Can you transcribe the data exactly? Leave the pictures out.

************

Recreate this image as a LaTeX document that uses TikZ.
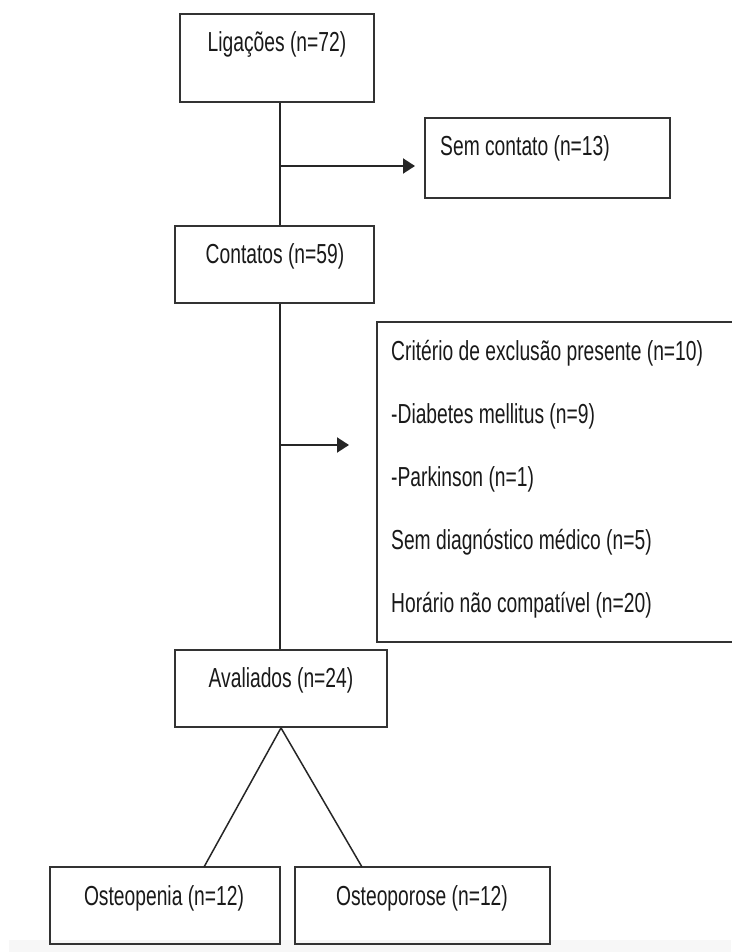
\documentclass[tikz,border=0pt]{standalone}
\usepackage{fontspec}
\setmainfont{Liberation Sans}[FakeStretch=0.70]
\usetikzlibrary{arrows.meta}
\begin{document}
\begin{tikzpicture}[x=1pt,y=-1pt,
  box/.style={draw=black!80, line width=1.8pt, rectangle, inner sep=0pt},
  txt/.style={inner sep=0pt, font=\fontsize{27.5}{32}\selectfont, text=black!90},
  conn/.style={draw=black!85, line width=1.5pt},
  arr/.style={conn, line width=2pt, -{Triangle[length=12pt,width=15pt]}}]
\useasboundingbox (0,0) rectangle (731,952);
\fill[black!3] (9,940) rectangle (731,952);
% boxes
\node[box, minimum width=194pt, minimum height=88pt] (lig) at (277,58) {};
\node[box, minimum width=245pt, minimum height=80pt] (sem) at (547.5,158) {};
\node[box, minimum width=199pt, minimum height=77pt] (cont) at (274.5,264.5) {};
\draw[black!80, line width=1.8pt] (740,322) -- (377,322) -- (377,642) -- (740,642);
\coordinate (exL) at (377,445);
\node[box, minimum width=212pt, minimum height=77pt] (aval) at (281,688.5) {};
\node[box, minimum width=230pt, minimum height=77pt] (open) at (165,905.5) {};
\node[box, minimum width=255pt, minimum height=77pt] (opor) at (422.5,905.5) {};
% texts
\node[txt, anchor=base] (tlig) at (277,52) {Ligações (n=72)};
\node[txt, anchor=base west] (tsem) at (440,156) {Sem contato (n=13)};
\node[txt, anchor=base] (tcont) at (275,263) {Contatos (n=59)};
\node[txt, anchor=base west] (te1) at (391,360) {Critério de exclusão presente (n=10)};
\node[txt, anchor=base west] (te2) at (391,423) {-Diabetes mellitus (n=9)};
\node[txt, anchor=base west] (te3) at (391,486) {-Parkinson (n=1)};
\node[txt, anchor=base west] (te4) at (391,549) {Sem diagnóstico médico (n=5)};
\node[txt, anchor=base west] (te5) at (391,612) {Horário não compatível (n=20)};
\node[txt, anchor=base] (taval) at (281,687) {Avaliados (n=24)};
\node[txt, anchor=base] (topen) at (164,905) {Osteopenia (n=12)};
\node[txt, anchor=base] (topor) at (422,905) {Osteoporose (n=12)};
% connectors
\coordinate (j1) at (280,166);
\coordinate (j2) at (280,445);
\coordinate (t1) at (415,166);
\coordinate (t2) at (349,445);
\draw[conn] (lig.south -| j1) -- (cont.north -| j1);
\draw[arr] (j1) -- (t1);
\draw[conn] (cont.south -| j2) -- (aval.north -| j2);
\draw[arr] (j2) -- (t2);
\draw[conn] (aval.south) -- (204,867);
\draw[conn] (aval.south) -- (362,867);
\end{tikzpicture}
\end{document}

************

# Result of this exercise:
Recreate this image as a LaTeX document that uses TikZ.
\documentclass[tikz,border=0pt]{standalone}
\usepackage{fontspec}
\setmainfont{Liberation Sans}[FakeStretch=0.70]
\usetikzlibrary{arrows.meta}
\begin{document}
\begin{tikzpicture}[x=1pt,y=-1pt,
  box/.style={draw=black!80, line width=1.8pt, rectangle, inner sep=0pt},
  txt/.style={inner sep=0pt, font=\fontsize{27.5}{32}\selectfont, text=black!90},
  conn/.style={draw=black!85, line width=1.5pt},
  arr/.style={conn, line width=2pt, -{Triangle[length=12pt,width=15pt]}}]
\useasboundingbox (0,0) rectangle (731,952);
\fill[black!3] (9,940) rectangle (731,952);
% boxes
\node[box, minimum width=194pt, minimum height=88pt] (lig) at (277,58) {};
\node[box, minimum width=245pt, minimum height=80pt] (sem) at (547.5,158) {};
\node[box, minimum width=199pt, minimum height=77pt] (cont) at (274.5,264.5) {};
\draw[black!80, line width=1.8pt] (740,322) -- (377,322) -- (377,642) -- (740,642);
\coordinate (exL) at (377,445);
\node[box, minimum width=212pt, minimum height=77pt] (aval) at (281,688.5) {};
\node[box, minimum width=230pt, minimum height=77pt] (open) at (165,905.5) {};
\node[box, minimum width=255pt, minimum height=77pt] (opor) at (422.5,905.5) {};
% texts
\node[txt, anchor=base] (tlig) at (277,52) {Ligações (n=72)};
\node[txt, anchor=base west] (tsem) at (440,156) {Sem contato (n=13)};
\node[txt, anchor=base] (tcont) at (275,263) {Contatos (n=59)};
\node[txt, anchor=base west] (te1) at (391,360) {Critério de exclusão presente (n=10)};
\node[txt, anchor=base west] (te2) at (391,423) {-Diabetes mellitus (n=9)};
\node[txt, anchor=base west] (te3) at (391,486) {-Parkinson (n=1)};
\node[txt, anchor=base west] (te4) at (391,549) {Sem diagnóstico médico (n=5)};
\node[txt, anchor=base west] (te5) at (391,612) {Horário não compatível (n=20)};
\node[txt, anchor=base] (taval) at (281,687) {Avaliados (n=24)};
\node[txt, anchor=base] (topen) at (164,905) {Osteopenia (n=12)};
\node[txt, anchor=base] (topor) at (422,905) {Osteoporose (n=12)};
% connectors
\coordinate (j1) at (280,166);
\coordinate (j2) at (280,445);
\coordinate (t1) at (415,166);
\coordinate (t2) at (349,445);
\draw[conn] (lig.south -| j1) -- (cont.north -| j1);
\draw[arr] (j1) -- (t1);
\draw[conn] (cont.south -| j2) -- (aval.north -| j2);
\draw[arr] (j2) -- (t2);
\draw[conn] (aval.south) -- (204,867);
\draw[conn] (aval.south) -- (362,867);
\end{tikzpicture}
\end{document}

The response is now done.